The researchers also found that, counterintuitively, if animals are treated with antibodies that block IL-17 receptors, it actually increases the amount of IL-17C circulating in the body. This finding may help to explain unexpected outcomes observed in a clinical trial of a drug targeting the IL-17-RA receptor for psoriasis treatment, particularly regarding its potential adverse effects on mental health.
“We hypothesize that there’s a possibility that the IL-17 ligand that is upregulated in this patient cohort might act on the brain to induce suicide ideation, while in animals there is an anxiogenic phenotype,” Choi says.
During infections, this anxiety may be a beneficial response, keeping the sick individual away from others to whom the infection could spread, Choi hypothesizes.
“Other than its main function of fighting pathogens, one of the ways that the immune system works is to control the host behavior, to protect the host itself and also protect the community the host belongs to,” she says. “One of the ways the immune system is doing that is to use cytokines, secreted factors, to go to the brain as communication tools.”
The researchers found that the same BLA neurons that have receptors for IL-17 also have receptors for IL-10, a cytokine that suppresses inflammation. This molecule counteracts the excitability generated by IL-17, giving the body a way to shut off anxiety once it’s no longer useful.
Distinctive behaviors
Together, the two studies suggest that the immune system, and even a single family of cytokines, can exert a variety of effects in the brain.

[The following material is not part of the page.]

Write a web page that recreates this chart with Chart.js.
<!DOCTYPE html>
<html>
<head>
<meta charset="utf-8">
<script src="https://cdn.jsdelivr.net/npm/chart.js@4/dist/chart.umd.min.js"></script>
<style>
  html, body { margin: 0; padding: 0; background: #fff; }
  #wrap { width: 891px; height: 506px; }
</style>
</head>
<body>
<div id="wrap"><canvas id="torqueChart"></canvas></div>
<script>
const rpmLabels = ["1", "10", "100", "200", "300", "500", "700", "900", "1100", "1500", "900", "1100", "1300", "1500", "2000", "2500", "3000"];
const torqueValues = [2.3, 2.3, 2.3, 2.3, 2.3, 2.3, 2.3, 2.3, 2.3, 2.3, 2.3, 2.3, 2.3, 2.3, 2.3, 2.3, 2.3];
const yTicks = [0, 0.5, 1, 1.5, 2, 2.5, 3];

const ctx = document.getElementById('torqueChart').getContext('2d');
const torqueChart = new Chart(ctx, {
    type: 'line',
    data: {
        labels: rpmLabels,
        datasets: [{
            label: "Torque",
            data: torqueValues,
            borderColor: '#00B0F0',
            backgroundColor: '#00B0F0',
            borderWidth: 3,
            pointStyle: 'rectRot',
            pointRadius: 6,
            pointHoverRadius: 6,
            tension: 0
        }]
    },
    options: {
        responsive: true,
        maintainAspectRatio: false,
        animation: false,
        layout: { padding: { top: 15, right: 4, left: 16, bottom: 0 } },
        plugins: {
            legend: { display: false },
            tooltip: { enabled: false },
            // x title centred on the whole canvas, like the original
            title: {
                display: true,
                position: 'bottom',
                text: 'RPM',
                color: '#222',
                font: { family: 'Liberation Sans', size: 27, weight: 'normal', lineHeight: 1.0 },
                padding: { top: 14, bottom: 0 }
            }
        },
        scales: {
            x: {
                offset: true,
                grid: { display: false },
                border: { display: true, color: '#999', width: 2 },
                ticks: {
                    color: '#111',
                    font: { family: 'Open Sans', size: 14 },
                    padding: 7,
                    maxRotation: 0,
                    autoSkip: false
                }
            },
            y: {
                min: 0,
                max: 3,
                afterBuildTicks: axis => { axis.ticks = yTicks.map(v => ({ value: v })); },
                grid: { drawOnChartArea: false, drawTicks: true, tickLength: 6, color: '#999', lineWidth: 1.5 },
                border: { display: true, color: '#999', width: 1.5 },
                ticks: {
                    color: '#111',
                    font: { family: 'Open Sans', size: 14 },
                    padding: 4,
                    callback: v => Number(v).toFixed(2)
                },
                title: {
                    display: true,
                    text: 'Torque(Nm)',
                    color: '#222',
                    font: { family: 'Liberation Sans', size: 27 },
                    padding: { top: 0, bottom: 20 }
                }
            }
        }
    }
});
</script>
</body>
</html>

“We have now different combinations of IL-17 receptors being expressed in different populations of neurons, in two different brain regions, that regulate very distinct behaviors. One is actually somewhat positive and enhances social behaviors, and another is somewhat negative and induces anxiogenic phenotypes,” Choi says.
Her lab is now working on additional mapping of IL-17 receptor locations, as well as the IL-17 molecules that bind to them, focusing on the S1DZ region. Eventually, a better understanding of these neuro-immune interactions may help researchers develop new treatments for neurological conditions such as autism or depression.

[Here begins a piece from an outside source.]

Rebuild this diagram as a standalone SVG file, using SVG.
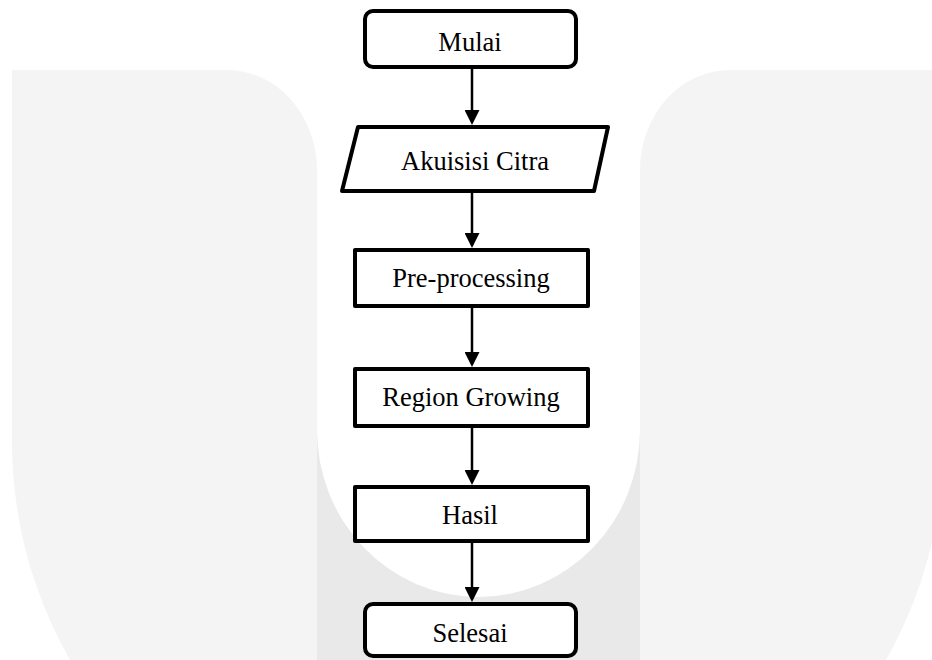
<svg xmlns="http://www.w3.org/2000/svg" width="932" height="660" viewBox="0 0 932 660">
  <style>
    .node { fill: #ffffff; stroke: #000000; stroke-width: 4; stroke-linejoin: round; }
    .label { font-family: "Liberation Serif", "Times New Roman", serif; font-size: 26.5px; fill: #000000; text-anchor: middle; }
    .conn { stroke: #000000; stroke-width: 2.5; fill: none; marker-end: url(#arrow); }
  </style>
  <defs>
    <marker id="arrow" markerUnits="userSpaceOnUse" markerWidth="15" markerHeight="15" refX="12" refY="7.5" orient="auto">
      <path d="M0,0 L15,7.5 L0,15 Z" fill="#000000"/>
    </marker>
  </defs>
  <rect x="0" y="0" width="932" height="660" fill="#ffffff"/>
  <g id="watermark">
    <path d="M12,70 H227 A90,100 0 0 1 317,170 V660 H70 A466,455 0 0 1 12,440 Z" fill="#f4f4f4"/>
    <path d="M932,70 H730 A90,100 0 0 0 640,170 V660 H886 A466,455 0 0 0 932,542 Z" fill="#f4f4f4"/>
    <rect x="317" y="300" width="323" height="360" fill="#e9e9e9"/>
    <path d="M317,0 V430 A161.5,167 0 0 0 640,430 V0 Z" fill="#ffffff"/>
  </g>
  <g id="connectors">
    <line class="conn" x1="472" y1="69" x2="472" y2="122"/>
    <line class="conn" x1="472" y1="193" x2="472" y2="245"/>
    <line class="conn" x1="472" y1="308" x2="472" y2="364"/>
    <line class="conn" x1="472" y1="428" x2="472" y2="482"/>
    <line class="conn" x1="472" y1="543" x2="472" y2="599"/>
  </g>
  <g id="mulai">
    <rect class="node" x="365" y="11" width="211" height="56" rx="8" ry="8"/>
    <text class="label" x="470" y="51">Mulai</text>
  </g>
  <g id="akuisisi">
    <polygon class="node" points="358,127 608,127 594,191 342,191" stroke-linejoin="miter"/>
    <text class="label" x="475" y="170">Akuisisi Citra</text>
  </g>
  <g id="preprocessing">
    <rect class="node" x="355" y="250" width="233" height="56"/>
    <text class="label" x="471" y="287">Pre-processing</text>
  </g>
  <g id="region-growing">
    <rect class="node" x="355" y="369" width="233" height="57"/>
    <text class="label" x="471" y="406">Region Growing</text>
  </g>
  <g id="hasil">
    <rect class="node" x="355" y="487" width="233" height="54"/>
    <text class="label" x="470" y="524">Hasil</text>
  </g>
  <g id="selesai">
    <rect class="node" x="365" y="604" width="211" height="52" rx="8" ry="8"/>
    <text class="label" x="470" y="642">Selesai</text>
  </g>
</svg>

“The fact that these molecules are made by the immune system gives us a novel approach to influence brain function as means of therapeutics,” Choi says. “Instead of thinking about directly going for the brain, can we think about doing something to the immune system?”
The research was funded, in part, by Jeongho Kim and the Brain Impact Foundation Neuro-Immune Fund, the Simons Foundation Autism Research Initiative, the Simons Center for the Social Brain, the Marcus Foundation, the N of One: Autism Research Foundation, the Burroughs Wellcome Fund, the Picower Institute Innovation Fund, the MIT John W. Jarve Seed Fund for Science Innovation, Young Soo Perry and Karen Ha, and the National Institutes of Health.